• TO BE DONE: Only the lines from the top of the listing below to the line that has "const annotations = ['p < 0,001', 'NS'];" should be echoed, with both ends kept and pictures left out.

>> BEGIN DATA

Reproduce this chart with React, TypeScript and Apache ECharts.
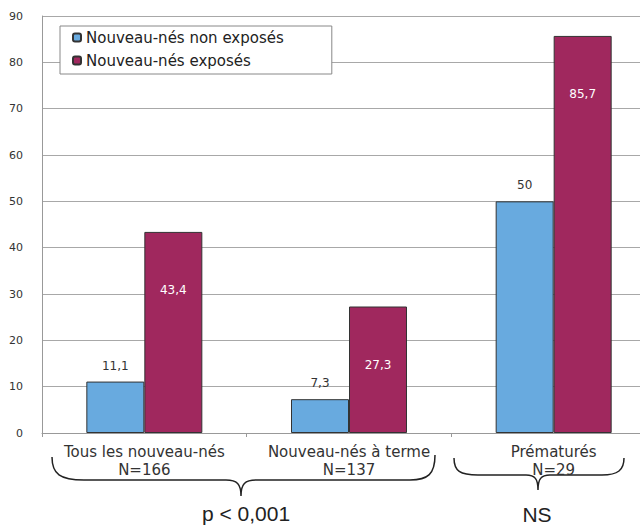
import React, { useEffect, useRef } from 'react';
import * as echarts from 'echarts';

const categories = ['Tous les nouveau-nés\nN=166', 'Nouveau-nés à terme\nN=137', 'Prématurés\nN=29'];
const nonExposes = [11.1, 7.3, 50];
const exposes = [43.4, 27.3, 85.7];
const seriesNames = ['Nouveau-nés non exposés', 'Nouveau-nés exposés'];
const yMin = 0;
const yMax = 90;
const yInterval = 10;
const annotations = ['p < 0,001', 'NS'];

const BRACE1 =
  'M52,457 C52,474 60,480 84,480 L226,480 C237,480 241,484 241,496 C241,484 245,480 256,480 L410,480 C428,480 435,474 435,455';
const BRACE2 =
  'M454,458 C454,471 460,475 478,475 L526,475 C535,475 538,479 538,490 C538,479 541,475 550,475 L602,475 C618,475 624,470 624,458';

echarts.graphic.registerShape('brace1', echarts.graphic.extendPath(BRACE1, {}));
echarts.graphic.registerShape('brace2', echarts.graphic.extendPath(BRACE2, {}));

const FONT = 'DejaVu Sans';
const fmt = (p: any) => String(p.value).replace('.', ',');

export default function App() {
  const ref = useRef<HTMLDivElement>(null);
  useEffect(() => {
    if (!ref.current) return;
    const chart = echarts.init(ref.current, undefined, { renderer: 'svg' });
    chart.setOption({
      animation: false,
      backgroundColor: '#fff',
      textStyle: { fontFamily: FONT },
      grid: {
        left: 42,
        width: 614,
        top: 16,
        bottom: 95,
        containLabel: false,
        outerBoundsMode: 'none',
      },
      legend: {
        orient: 'vertical',
        left: 60,
        top: 26,
        data: seriesNames,
        itemWidth: 8,
        itemHeight: 8,
        itemGap: 8,
        padding: [4, 48, 6, 12],
        borderColor: '#888',
        borderWidth: 1,
        backgroundColor: '#fff',
        textStyle: { fontFamily: FONT, fontSize: 15, color: '#222' },
      },
      xAxis: {
        type: 'category',
        data: categories,
        axisLine: { lineStyle: { color: '#999' } },
        axisTick: { show: true, length: 4, lineStyle: { color: '#999' } },
        axisLabel: {
          fontFamily: FONT,
          fontSize: 15,
          color: '#333',
          lineHeight: 18,
          margin: 10,
          interval: 0,
        },
      },
      yAxis: {
        type: 'value',
        min: yMin,
        max: yMax,
        interval: yInterval,
        axisLine: { show: true, lineStyle: { color: '#999' } },
        axisTick: { show: false },
        splitLine: { lineStyle: { color: '#a8a8a8', width: 1 } },
        axisLabel: { fontFamily: FONT, fontSize: 11, color: '#333', margin: 19 },
      },
      series: [
        {
          name: seriesNames[0],
          type: 'bar',
          data: nonExposes,
          barWidth: 58,
          barGap: '0%',
          itemStyle: { color: '#68aadf', borderColor: '#333', borderWidth: 1 },
          label: {
            show: true,
            position: 'top',
            distance: 10,
            formatter: fmt,
            fontFamily: FONT,
            fontSize: 12,
            color: '#333',
          },
        },
        {
          name: seriesNames[1],
          type: 'bar',
          data: exposes,
          barWidth: 58,
          barGap: '0%',
          itemStyle: { color: '#a0285e', borderColor: '#333', borderWidth: 1 },
          label: {
            show: true,
            position: 'insideTop',
            distance: 52,
            formatter: fmt,
            fontFamily: FONT,
            fontSize: 12,
            color: '#fff',
          },
        },
      ],
      graphic: [
        { type: 'brace1', x: 0, y: 0, style: { stroke: '#222', fill: 'none', lineWidth: 1.5 } },
        { type: 'brace2', x: 0, y: 0, style: { stroke: '#222', fill: 'none', lineWidth: 1.5 } },
        {
          type: 'text',
          x: 246,
          y: 513,
          style: {
            text: annotations[0],
            fontFamily: 'Liberation Sans',
            fontSize: 21,
            fill: '#222',
            align: 'center',
            verticalAlign: 'middle',
          },
        },
        {
          type: 'text',
          x: 537,
          y: 514,
          style: {
            text: annotations[1],
            fontFamily: 'Liberation Sans',
            fontSize: 21,
            fill: '#222',
            align: 'center',
            verticalAlign: 'middle',
          },
        },
      ],
    });
    return () => chart.dispose();
  }, []);
  return (
    <div
      ref={ref}
      style={{ position: 'fixed', left: 0, top: 0, width: 640, height: 528, background: '#fff' }}
    />
  );
}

>> END DATA

• ANSWER TO THIS PROBLEM:
Reproduce this chart with React, TypeScript and Apache ECharts.
import React, { useEffect, useRef } from 'react';
import * as echarts from 'echarts';

const categories = ['Tous les nouveau-nés\nN=166', 'Nouveau-nés à terme\nN=137', 'Prématurés\nN=29'];
const nonExposes = [11.1, 7.3, 50];
const exposes = [43.4, 27.3, 85.7];
const seriesNames = ['Nouveau-nés non exposés', 'Nouveau-nés exposés'];
const yMin = 0;
const yMax = 90;
const yInterval = 10;
const annotations = ['p < 0,001', 'NS'];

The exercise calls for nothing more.